School Built By Thai “Solar Monk” Is Lighting Souls And Lighting Communities

Brian Berletic – What if school not only taught you the basics like reading, writing, and arithmetic, but also how to build a community from the ground up? With these skills, you could specialize in any field from the humanities to science and technology, and apply them directly to improving your community and your country. That is precisely the concept driving Sisaengtham School (Facebook here), also known as the “Solar School.”

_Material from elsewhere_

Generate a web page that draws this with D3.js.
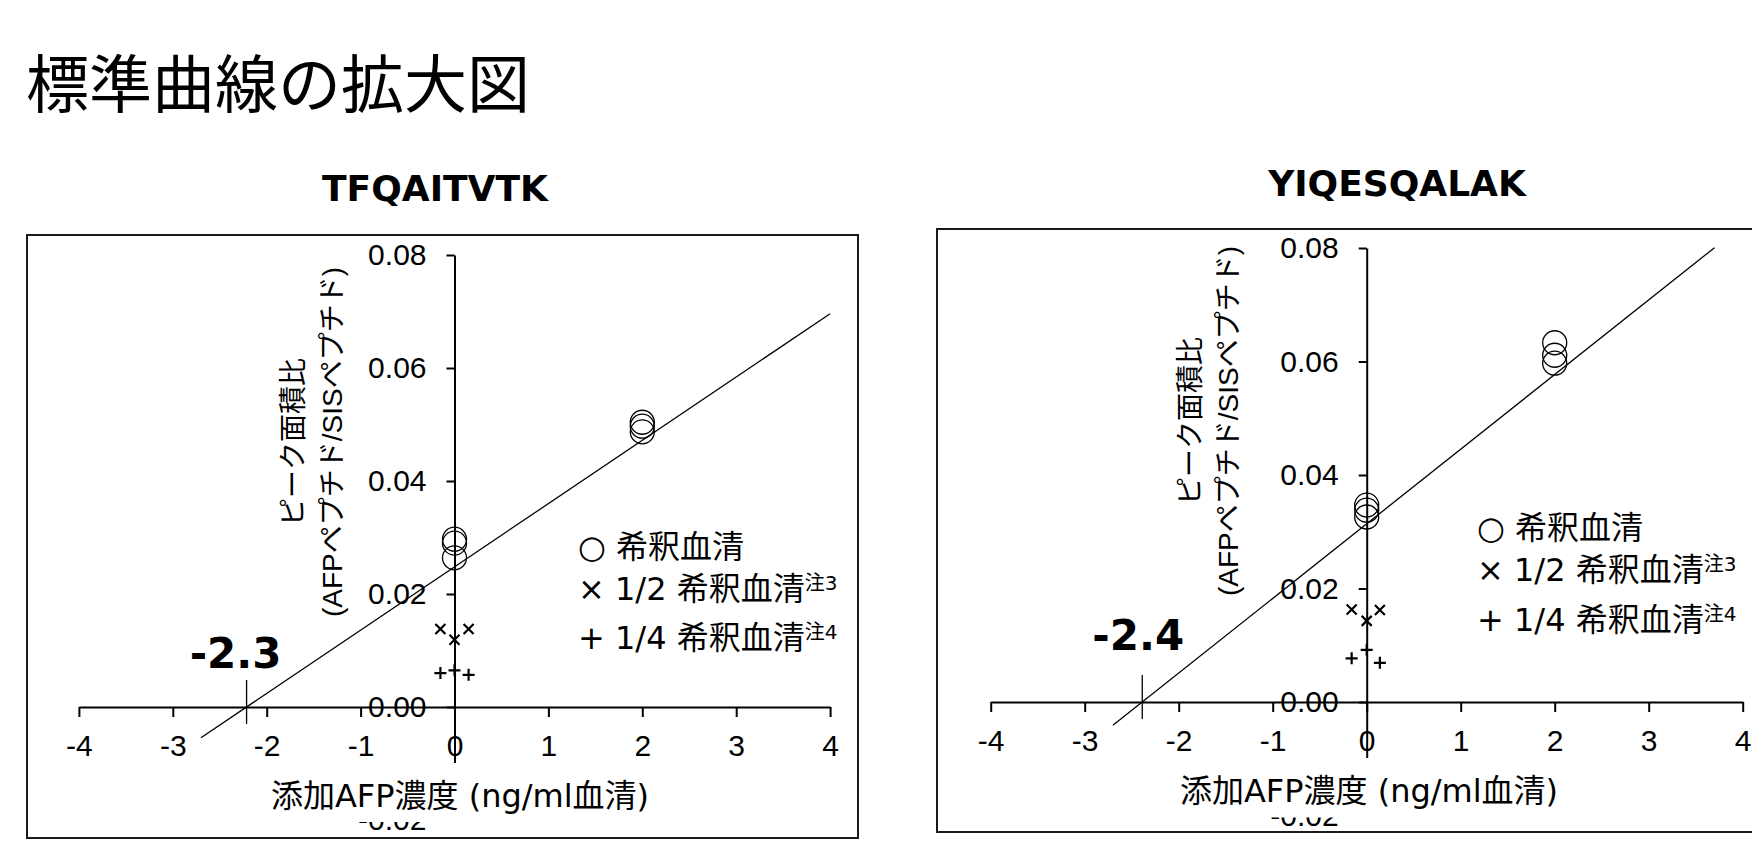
<!DOCTYPE html>
<html>
<head>
<meta charset="utf-8">
<script src="https://cdn.jsdelivr.net/npm/d3@7"></script>
<style>
  body { margin: 0; background: #fff; }
  svg { display: block; }
</style>
</head>
<body>
<script>
// ---- data ----
var pageTitle = "標準曲線の拡大図";
var panelTitles = ["TFQAITVTK", "YIQESQALAK"];
var xTicks = [-4, -3, -2, -1, 0, 1, 2, 3, 4];
var yTicks = [-0.02, 0, 0.02, 0.04, 0.06, 0.08];
var xTitle = "添加AFP濃度 (ng/ml血清)";
var yTitleLines = ["ピーク面積比", "(AFPペプチド/SISペプチド)"];

// 希釈血清 (circles)
var dilutedX = [[0, 0, 0, 2, 2, 2], [0, 0, 0, 2, 2, 2]];
var dilutedY = [[0.0297, 0.0290, 0.0264, 0.0504, 0.0497, 0.0487],
                [0.0347, 0.0338, 0.0326, 0.0633, 0.0611, 0.0597]];
// 1/2 希釈血清 (x marks)
var halfX = [[-0.15, 0.15, 0], [-0.16, 0.14, 0]];
var halfY = [[0.0138, 0.0138, 0.0119], [0.0163, 0.0162, 0.0143]];
// 1/4 希釈血清 (plus marks)
var quarterX = [[-0.15, 0, 0.15], [-0.16, 0, 0.14]];
var quarterY = [[0.0060, 0.0065, 0.0057], [0.0077, 0.0092, 0.0069]];

// regression lines
var fitSlope = [0.0112, 0.01315];
var fitIntercept = [0.0248, 0.0314];
var fitFrom = [-2.7, -2.7];
var fitTo = [4.0, 3.7];
var interceptLabels = ["-2.3", "-2.4"];

var legendSymbols = ["○", "×", "+"];
var legendLabels = ["希釈血清", "1/2 希釈血清", "1/4 希釈血清"];
var legendNotes = ["", "注3", "注4"];

// ---- layout ----
var W = 1752, H = 857;
var panels = [
  { box: [27, 235, 858, 838], xRange: [78.9, 830.1], yRange: [820, 255],
    titleX: 435, titleY: 201, yTitleX: [293, 332], yTitleY: 442,
    xTitleX: 460, xTitleY: 796, legendX: 578, legendY: [547, 589, 638],
    labelDx: -11, labelY: 668 },
  { box: [937, 229, 1770, 832], xRange: [990.7, 1742.7], yRange: [815.5, 248],
    titleX: 1397, titleY: 196, yTitleX: [1190, 1228], yTitleY: 421,
    xTitleX: 1369, xTitleY: 791, legendX: 1477, legendY: [528, 570, 620],
    labelDx: -4, labelY: 650 }
];

var tickFont = "'Liberation Sans', Arial, sans-serif";
var jpFont = "'DejaVu Sans', 'Noto Sans CJK JP', sans-serif";

var svg = d3.select("body").append("svg")
    .attr("width", W)
    .attr("height", H);

svg.append("text")
    .attr("x", 26)
    .attr("y", 107)
    .attr("font-family", "'Noto Sans CJK JP', sans-serif")
    .attr("font-size", 63)
    .attr("fill", "#000")
    .text(pageTitle);

function drawPanel(i) {
    var p = panels[i];
    var x = d3.scaleLinear().domain([xTicks[0], xTicks[xTicks.length - 1]]).range(p.xRange),
        y = d3.scaleLinear().domain([yTicks[0], yTicks[yTicks.length - 1]]).range(p.yRange);

    var g = svg.append("g");

    //-> frame
    g.append("rect")
        .attr("x", p.box[0]).attr("y", p.box[1])
        .attr("width", p.box[2] - p.box[0]).attr("height", p.box[3] - p.box[1])
        .attr("fill", "none")
        .attr("stroke", "#1a1a1a")
        .attr("stroke-width", 2);

    //-> panel title
    g.append("text")
        .attr("x", p.titleX).attr("y", p.titleY)
        .attr("text-anchor", "middle")
        .attr("font-family", "'DejaVu Sans', Verdana, sans-serif")
        .attr("font-weight", "bold")
        .attr("font-size", 36)
        .text(panelTitles[i]);

    //-> axes crossing at zero
    var xAxis = g.append("g")
        .attr("transform", "translate(0," + y(0) + ")")
        .call(d3.axisBottom(x).tickValues(xTicks).tickSize(10).tickSizeOuter(0)
            .tickPadding(18).tickFormat(function(d) { return String(d); }));
    var yAxis = g.append("g")
        .attr("transform", "translate(" + x(0) + ",0)")
        .call(d3.axisLeft(y).tickValues(yTicks).tickSize(8).tickSizeOuter(0)
            .tickPadding(20).tickFormat(function(d) { return d.toFixed(2); }));
    [xAxis, yAxis].forEach(function(a) {
        a.attr("font-family", tickFont).attr("font-size", 30);
        a.selectAll("path, line").attr("stroke", "#000").attr("stroke-width", 2);
        a.selectAll("text").attr("fill", "#000");
    });

    //-> regression line
    var fit = [fitFrom[i], fitTo[i]].map(function(v) {
        return { x: v, y: fitSlope[i] * v + fitIntercept[i] };
    });
    g.append("path")
        .datum(fit)
        .attr("fill", "none")
        .attr("stroke", "#000")
        .attr("stroke-width", 1.3)
        .attr("d", d3.line().x(function(d) { return x(d.x); }).y(function(d) { return y(d.y); }));

    //-> x intercept marker and its value
    var xi = -fitIntercept[i] / fitSlope[i];
    g.append("line")
        .attr("x1", x(xi)).attr("x2", x(xi))
        .attr("y1", y(0) - 27).attr("y2", y(0) + 17)
        .attr("stroke", "#000")
        .attr("stroke-width", 1.3);
    g.append("text")
        .attr("x", x(xi) + p.labelDx).attr("y", p.labelY)
        .attr("text-anchor", "middle")
        .attr("font-family", "'DejaVu Sans', Verdana, sans-serif")
        .attr("font-weight", "bold")
        .attr("font-size", 42)
        .text(interceptLabels[i]);

    //-> points
    g.selectAll(".dil")
        .data(d3.zip(dilutedX[i], dilutedY[i]))
        .enter().append("circle")
        .attr("cx", function(d) { return x(d[0]); })
        .attr("cy", function(d) { return y(d[1]); })
        .attr("r", 12)
        .attr("fill", "none")
        .attr("stroke", "#000")
        .attr("stroke-width", 1.3);

    g.selectAll(".half")
        .data(d3.zip(halfX[i], halfY[i]))
        .enter().append("path")
        .attr("transform", function(d) { return "translate(" + x(d[0]) + "," + y(d[1]) + ")"; })
        .attr("d", "M-5,-5L5,5M-5,5L5,-5")
        .attr("stroke", "#000")
        .attr("stroke-width", 2.2);

    g.selectAll(".quarter")
        .data(d3.zip(quarterX[i], quarterY[i]))
        .enter().append("path")
        .attr("transform", function(d) { return "translate(" + x(d[0]) + "," + y(d[1]) + ")"; })
        .attr("d", "M-6,0L6,0M0,-6L0,6")
        .attr("stroke", "#000")
        .attr("stroke-width", 2.2);

    //-> legend
    legendLabels.forEach(function(lab, k) {
        var t = g.append("text")
            .attr("x", p.legendX).attr("y", p.legendY[k] + 11)
            .attr("font-family", jpFont)
            .attr("font-size", 32)
            .text(legendSymbols[k] + " " + lab);
        if (legendNotes[k]) {
            t.append("tspan")
                .attr("font-size", 20)
                .attr("dy", -10)
                .text(legendNotes[k]);
        }
    });

    //-> y title (rotated, two lines)
    yTitleLines.forEach(function(line, k) {
        g.append("text")
            .attr("transform", "translate(" + p.yTitleX[k] + "," + p.yTitleY + ")rotate(-90)")
            .attr("text-anchor", "middle")
            .attr("dominant-baseline", "central")
            .attr("font-family", "'Liberation Sans', 'Noto Sans CJK JP', sans-serif")
            .attr("font-size", 28)
            .text(line);
    });

    //-> x title on a white box that hides the bottom of the y axis
    var xt = g.append("text")
        .attr("x", p.xTitleX).attr("y", p.xTitleY)
        .attr("text-anchor", "middle")
        .attr("dominant-baseline", "central")
        .attr("font-family", jpFont)
        .attr("font-size", 32)
        .text(xTitle);
    var bb = xt.node().getBBox();
    var boxTop = p.xTitleY - 33, boxBottom = y(yTicks[0]) + 2;
    g.insert("rect", function() { return xt.node(); })
        .attr("x", bb.x - 8).attr("y", boxTop)
        .attr("width", bb.width + 16).attr("height", boxBottom - boxTop)
        .attr("fill", "#fff");
}

panels.forEach(function(p, i) { drawPanel(i); });
</script>
</body>
</html>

Sisaengtham School is open for high school-level students and was founded in 2010, focusing on self-sufficiency, the environment, and the principles and philosophy of Buddhism. Its founder, Prakruwimolpanyakhun (Monk-Teacher Wimolpanyakhun) also known as “the Solar Monk,” looked for the best way he could make an impact on both his community and his nation and decided founding a school would be the solution.

A good community starts with good people, and that is what Prakruwimolpanyakhun’s Sisaengtham School sets out to create. So dedicated to this goal, Prakruwimolpanyakhun sold his own home to raise money to build the school.

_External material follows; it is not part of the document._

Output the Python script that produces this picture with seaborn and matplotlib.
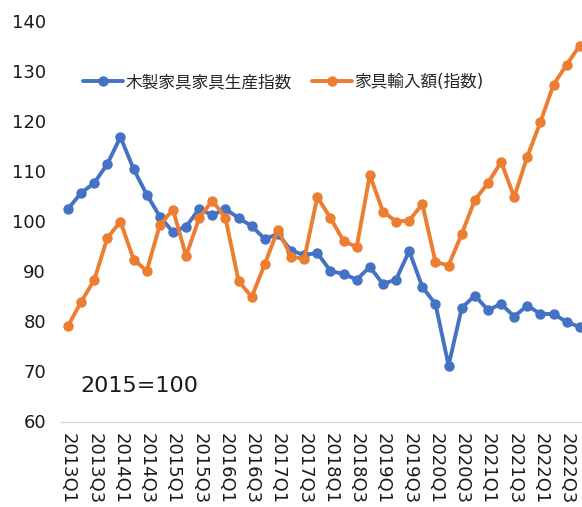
import matplotlib
matplotlib.use('Agg')
import matplotlib.pyplot as plt
import seaborn as sns
import pandas as pd

quarters = ['2013Q1', '2013Q2', '2013Q3', '2013Q4', '2014Q1', '2014Q2', '2014Q3', '2014Q4',
            '2015Q1', '2015Q2', '2015Q3', '2015Q4', '2016Q1', '2016Q2', '2016Q3', '2016Q4',
            '2017Q1', '2017Q2', '2017Q3', '2017Q4', '2018Q1', '2018Q2', '2018Q3', '2018Q4',
            '2019Q1', '2019Q2', '2019Q3', '2019Q4', '2020Q1', '2020Q2', '2020Q3', '2020Q4',
            '2021Q1', '2021Q2', '2021Q3', '2021Q4', '2022Q1', '2022Q2', '2022Q3', '2022Q4']

wood_furniture = [102.5, 105.7, 107.7, 111.5, 116.9, 110.5, 105.4, 101.0, 97.9, 99.0,
                  102.5, 101.3, 102.5, 100.7, 99.1, 96.5, 97.5, 94.2, 93.3, 93.7,
                  90.1, 89.5, 88.4, 90.9, 87.5, 88.4, 94.1, 86.9, 83.5, 71.2,
                  82.7, 85.2, 82.3, 83.5, 81.0, 83.2, 81.5, 81.5, 79.9, 78.9]

furniture_imports = [79.1, 83.9, 88.3, 96.7, 100.0, 92.4, 90.1, 99.3, 102.4, 93.1,
                     100.7, 104.2, 100.7, 88.1, 84.9, 91.5, 98.4, 93.0, 92.5, 104.9,
                     100.7, 96.1, 94.9, 109.3, 102.0, 100.0, 100.2, 103.5, 91.9, 91.2,
                     97.5, 104.3, 107.7, 111.9, 104.9, 113.0, 119.9, 127.4, 131.4, 135.2]

series_names = ['木製家具家具生産指数', '家具輸入額(指数)']
series_colors = ['#4472C4', '#ED7D31']


def plot_chart() -> None:
    sns.set_style(style='white')
    plt.rcParams['font.family'] = ['DejaVu Sans', 'Noto Sans CJK JP']

    data = pd.DataFrame({'pos': range(len(quarters)),
                         'wood': wood_furniture,
                         'imports': furniture_imports})

    fig = plt.figure(figsize=(5.82, 5.07), dpi=100)
    ax = fig.add_axes([61.4 / 582, 85.5 / 507, 525.0 / 582, 400.0 / 507])

    for col, name, color in zip(['wood', 'imports'], series_names, series_colors):
        sns.lineplot(data=data, x='pos', y=col, color=color, label=name,
                     marker='o', markersize=7.5, markeredgewidth=0,
                     linewidth=2.8, ax=ax, legend=False)

    ax.set_xlim(-0.5, len(quarters) - 0.5)
    ax.set_ylim(60, 140)
    ax.set_yticks(range(60, 141, 10))
    ax.set_xticks(range(0, len(quarters), 2))
    ax.set_xticklabels(quarters[::2], rotation=270, ha='center', va='top')
    ax.tick_params(axis='x', length=0, pad=8, labelsize=13, colors='#1a1a1a')
    ax.tick_params(axis='y', length=0, pad=11, labelsize=13, colors='#1a1a1a')
    ax.set_xlabel('')
    ax.set_ylabel('')

    for side in ['left', 'right', 'top']:
        ax.spines[side].set_visible(False)
    ax.spines['bottom'].set_color('#D9D9D9')
    ax.spines['bottom'].set_linewidth(1.0)

    handles, labels = ax.get_legend_handles_labels()
    fig.legend(handles, labels, loc='center left',
               bbox_to_anchor=(83 / 582, (507 - 82) / 507),
               ncol=2, frameon=False, fontsize=12,
               handlelength=2.4, handletextpad=0.15, columnspacing=1.2,
               borderpad=0, borderaxespad=0)

    fig.text(80 / 582, (507 - 392) / 507, '2015=100', fontsize=16,
             va='baseline', ha='left', color='#1a1a1a')

    fig.savefig('out.png', dpi=100)
    plt.close(fig=fig)


if __name__ == '__main__':
    plot_chart()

The school is situated near the temple he is the abbot of, located in the forest of Thailand’s northeastern Ubon Ratchathani province.

The first task the school set about accomplishing was improving literacy. Prakruwimolpanyakhun believed that no progress at all could be made in other areas if something as simple as reading and writing was still a challenge.

Solar Power, Organic Agriculture

From basic literacy the school has evolved to teach other essential skills often overlooked by more traditional education systems. For example, the concept of self-sufficiency has become central, in part because of practical necessities, and in part because of Thailand’s national policy of promoting local and national self-sufficiency and sustainability, ceaselessly advocated by Thailand’s head of state, King Bhumibol Adulyadej.

solarOrganic produce grown at the school both feeds students and
raises extra income for the school. It also teaches students
the fundamental skills required to feed a community.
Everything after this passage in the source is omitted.